> _Required work_: An exact copy of all the data is required, with pictures left out.

> _Collected data_:
☆ ☆ ☆

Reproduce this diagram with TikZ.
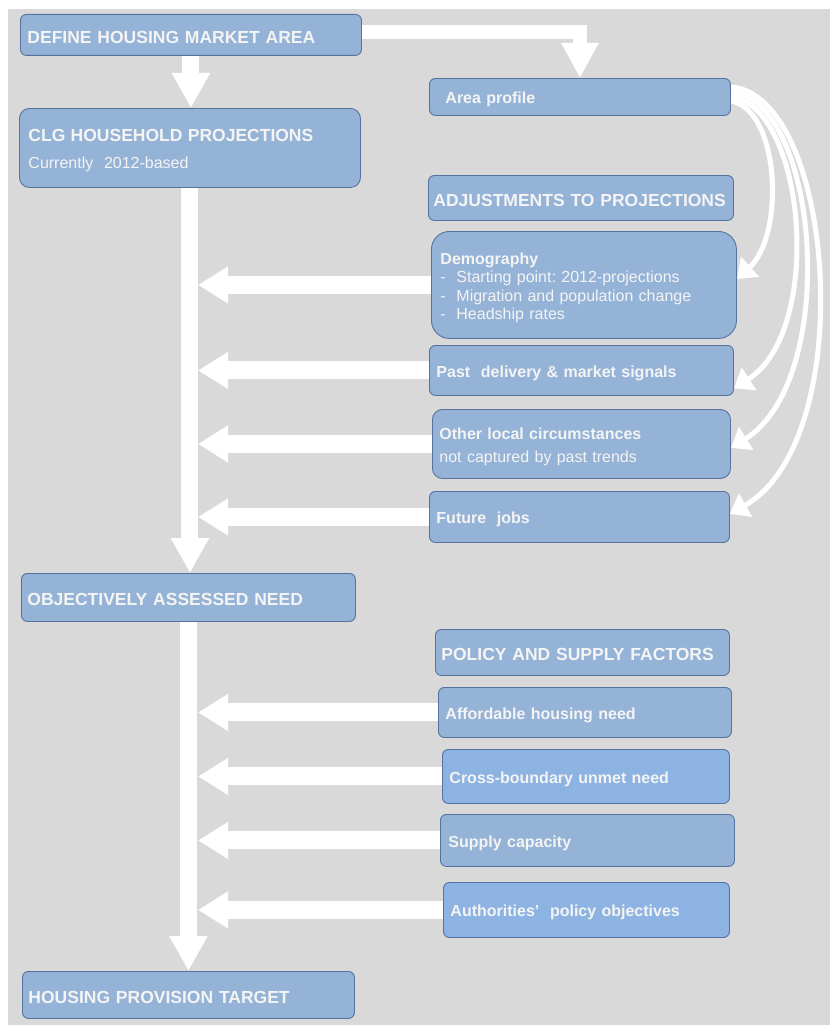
\documentclass[tikz,border=0pt]{standalone}
\usepackage{fontspec}
\setmainfont{Liberation Sans}
\usetikzlibrary{arrows.meta}
\frenchspacing
\definecolor{boxc}{RGB}{149,179,215}
\definecolor{boxcb}{RGB}{141,179,226}
\definecolor{bordc}{RGB}{85,115,158}
\definecolor{txtc}{RGB}{244,244,244}
\definecolor{bgc}{RGB}{217,217,217}
\newcommand\hdf{\fontsize{17.5}{20}\selectfont\bfseries}
\newcommand\lbf{\fontsize{16}{18.5}\selectfont\bfseries}
\newcommand\rgf{\fontsize{16}{18.5}\selectfont}
\pgfdeclarelayer{back}
\pgfdeclarelayer{mid}
\pgfsetlayers{back,mid,main}
\begin{document}
\begin{tikzpicture}[x=1pt,y=-1pt,
  box/.style={draw=bordc, fill=boxc, line width=0.9pt, rounded corners=6pt, text=txtc, anchor=north west, align=left, inner ysep=1pt, execute at begin node={\frenchspacing\rule{0pt}{17pt}}},
  dims/.style n args={3}{minimum width=#1pt, minimum height=#2pt, inner xsep=#3pt, text width=#1pt-2*#3pt},
  harr/.style={draw=white, line width=18pt, -{Triangle[length=30pt,width=35pt]}},
  varr/.style={draw=white, line width=17pt, -{Triangle[length=35pt,width=36pt]}},
  earr/.style={draw=white, line width=14pt, line join=miter, -{Triangle[length=35pt,width=35pt]}},
  cv/.style={draw=white, line width=5pt, -{Triangle[length=18pt,width=26pt]}}]
\useasboundingbox (0,0) rectangle (830,1025);
\begin{pgfonlayer}{back}
\fill[white] (0,0) rectangle (830,1025);
\fill[bgc] (8,9) rectangle (830,1025);
\end{pgfonlayer}

\node[box,dims={341}{41}{7},font=\hdf] (def) at (20,14) {DEFINE HOUSING MARKET AREA};
\node[box,dims={341}{79}{9},rounded corners=10pt,font=\rgf] (clg) at (19,108) {{\hdf CLG HOUSEHOLD PROJECTIONS}\\[9pt]Currently~ 2012-based};
\node[box,dims={301}{37}{16},font=\lbf] (area) at (429,78) {Area profile};
\node[box,dims={305}{45}{5},font=\hdf] (adj) at (428,175) {ADJUSTMENTS TO PROJECTIONS};
\node[box,dims={305}{107}{9},rounded corners=18pt,font=\rgf] (dem) at (431,231) {\textbf{Demography}\\-\ \ Starting point: 2012-projections\\-\ \ Migration and population change\\-\ \ Headship rates};
\node[box,dims={304}{50}{7},font=\lbf] (past) at (429,345) {Past~ delivery \& market signals};
\node[box,dims={298}{69}{7},rounded corners=10pt,font=\rgf] (oth) at (432,409) {\textbf{Other local circumstances}\\[4pt]not captured by past trends};
\node[box,dims={300}{51}{7},font=\lbf] (fut) at (429,491) {Future~ jobs};
\node[box,dims={334}{48}{6},font=\hdf] (oan) at (21,573) {OBJECTIVELY ASSESSED NEED};
\node[box,dims={294}{46}{6},font=\hdf] (pol) at (435,629) {POLICY AND SUPPLY FACTORS};
\node[box,dims={293}{50}{7},font=\lbf] (aff) at (438,687) {Affordable housing need};
\node[box,fill=boxcb,dims={287}{54}{7},font=\lbf] (crs) at (442,749) {Cross-boundary unmet need};
\node[box,dims={294}{52}{8},font=\lbf] (sup) at (440,814) {Supply capacity};
\node[box,fill=boxcb,dims={286}{55}{7},font=\lbf] (aut) at (443,882) {Authorities'~ policy objectives};
\node[box,dims={332}{47}{6},font=\hdf] (hpt) at (22,971) {HOUSING PROVISION TARGET};

\coordinate (sr) at (198,0);
\begin{pgfonlayer}{mid}
\draw[varr] (def.south) -- (def.south |- clg.north);
\draw[varr] (clg.south) -- (clg.south |- oan.north);
\draw[varr] (oan.south) -- (oan.south |- hpt.north);
\draw[earr] ([yshift=3pt]def.east) -| (area.north);
\foreach \b in {dem,past,oth,fut,aff,crs,sup,aut}
  \draw[harr] (\b.west) -- (\b.west -| sr);
\draw[cv] ([yshift=-4pt]area.east) .. controls (780,110) and (785,235) .. ([yshift=6pt]dem.east);
\draw[cv] ([yshift=0pt]area.east) .. controls (805,105) and (825,330) .. ([yshift=-18pt]past.east);
\draw[cv] ([yshift=5pt]area.east) .. controls (820,100) and (840,380) .. ([yshift=-4pt]oth.east);
\draw[cv] ([yshift=10pt]area.east) .. controls (835,95) and (860,440) .. ([yshift=3pt]fut.east);
\end{pgfonlayer}
\end{tikzpicture}
\end{document}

☆ ☆ ☆

> _Response to the task_:
Reproduce this diagram with TikZ.
\documentclass[tikz,border=0pt]{standalone}
\usepackage{fontspec}
\setmainfont{Liberation Sans}
\usetikzlibrary{arrows.meta}
\frenchspacing
\definecolor{boxc}{RGB}{149,179,215}
\definecolor{boxcb}{RGB}{141,179,226}
\definecolor{bordc}{RGB}{85,115,158}
\definecolor{txtc}{RGB}{244,244,244}
\definecolor{bgc}{RGB}{217,217,217}
\newcommand\hdf{\fontsize{17.5}{20}\selectfont\bfseries}
\newcommand\lbf{\fontsize{16}{18.5}\selectfont\bfseries}
\newcommand\rgf{\fontsize{16}{18.5}\selectfont}
\pgfdeclarelayer{back}
\pgfdeclarelayer{mid}
\pgfsetlayers{back,mid,main}
\begin{document}
\begin{tikzpicture}[x=1pt,y=-1pt,
  box/.style={draw=bordc, fill=boxc, line width=0.9pt, rounded corners=6pt, text=txtc, anchor=north west, align=left, inner ysep=1pt, execute at begin node={\frenchspacing\rule{0pt}{17pt}}},
  dims/.style n args={3}{minimum width=#1pt, minimum height=#2pt, inner xsep=#3pt, text width=#1pt-2*#3pt},
  harr/.style={draw=white, line width=18pt, -{Triangle[length=30pt,width=35pt]}},
  varr/.style={draw=white, line width=17pt, -{Triangle[length=35pt,width=36pt]}},
  earr/.style={draw=white, line width=14pt, line join=miter, -{Triangle[length=35pt,width=35pt]}},
  cv/.style={draw=white, line width=5pt, -{Triangle[length=18pt,width=26pt]}}]
\useasboundingbox (0,0) rectangle (830,1025);
\begin{pgfonlayer}{back}
\fill[white] (0,0) rectangle (830,1025);
\fill[bgc] (8,9) rectangle (830,1025);
\end{pgfonlayer}

\node[box,dims={341}{41}{7},font=\hdf] (def) at (20,14) {DEFINE HOUSING MARKET AREA};
\node[box,dims={341}{79}{9},rounded corners=10pt,font=\rgf] (clg) at (19,108) {{\hdf CLG HOUSEHOLD PROJECTIONS}\\[9pt]Currently~ 2012-based};
\node[box,dims={301}{37}{16},font=\lbf] (area) at (429,78) {Area profile};
\node[box,dims={305}{45}{5},font=\hdf] (adj) at (428,175) {ADJUSTMENTS TO PROJECTIONS};
\node[box,dims={305}{107}{9},rounded corners=18pt,font=\rgf] (dem) at (431,231) {\textbf{Demography}\\-\ \ Starting point: 2012-projections\\-\ \ Migration and population change\\-\ \ Headship rates};
\node[box,dims={304}{50}{7},font=\lbf] (past) at (429,345) {Past~ delivery \& market signals};
\node[box,dims={298}{69}{7},rounded corners=10pt,font=\rgf] (oth) at (432,409) {\textbf{Other local circumstances}\\[4pt]not captured by past trends};
\node[box,dims={300}{51}{7},font=\lbf] (fut) at (429,491) {Future~ jobs};
\node[box,dims={334}{48}{6},font=\hdf] (oan) at (21,573) {OBJECTIVELY ASSESSED NEED};
\node[box,dims={294}{46}{6},font=\hdf] (pol) at (435,629) {POLICY AND SUPPLY FACTORS};
\node[box,dims={293}{50}{7},font=\lbf] (aff) at (438,687) {Affordable housing need};
\node[box,fill=boxcb,dims={287}{54}{7},font=\lbf] (crs) at (442,749) {Cross-boundary unmet need};
\node[box,dims={294}{52}{8},font=\lbf] (sup) at (440,814) {Supply capacity};
\node[box,fill=boxcb,dims={286}{55}{7},font=\lbf] (aut) at (443,882) {Authorities'~ policy objectives};
\node[box,dims={332}{47}{6},font=\hdf] (hpt) at (22,971) {HOUSING PROVISION TARGET};

\coordinate (sr) at (198,0);
\begin{pgfonlayer}{mid}
\draw[varr] (def.south) -- (def.south |- clg.north);
\draw[varr] (clg.south) -- (clg.south |- oan.north);
\draw[varr] (oan.south) -- (oan.south |- hpt.north);
\draw[earr] ([yshift=3pt]def.east) -| (area.north);
\foreach \b in {dem,past,oth,fut,aff,crs,sup,aut}
  \draw[harr] (\b.west) -- (\b.west -| sr);
\draw[cv] ([yshift=-4pt]area.east) .. controls (780,110) and (785,235) .. ([yshift=6pt]dem.east);
\draw[cv] ([yshift=0pt]area.east) .. controls (805,105) and (825,330) .. ([yshift=-18pt]past.east);
\draw[cv] ([yshift=5pt]area.east) .. controls (820,100) and (840,380) .. ([yshift=-4pt]oth.east);
\draw[cv] ([yshift=10pt]area.east) .. controls (835,95) and (860,440) .. ([yshift=3pt]fut.east);
\end{pgfonlayer}
\end{tikzpicture}
\end{document}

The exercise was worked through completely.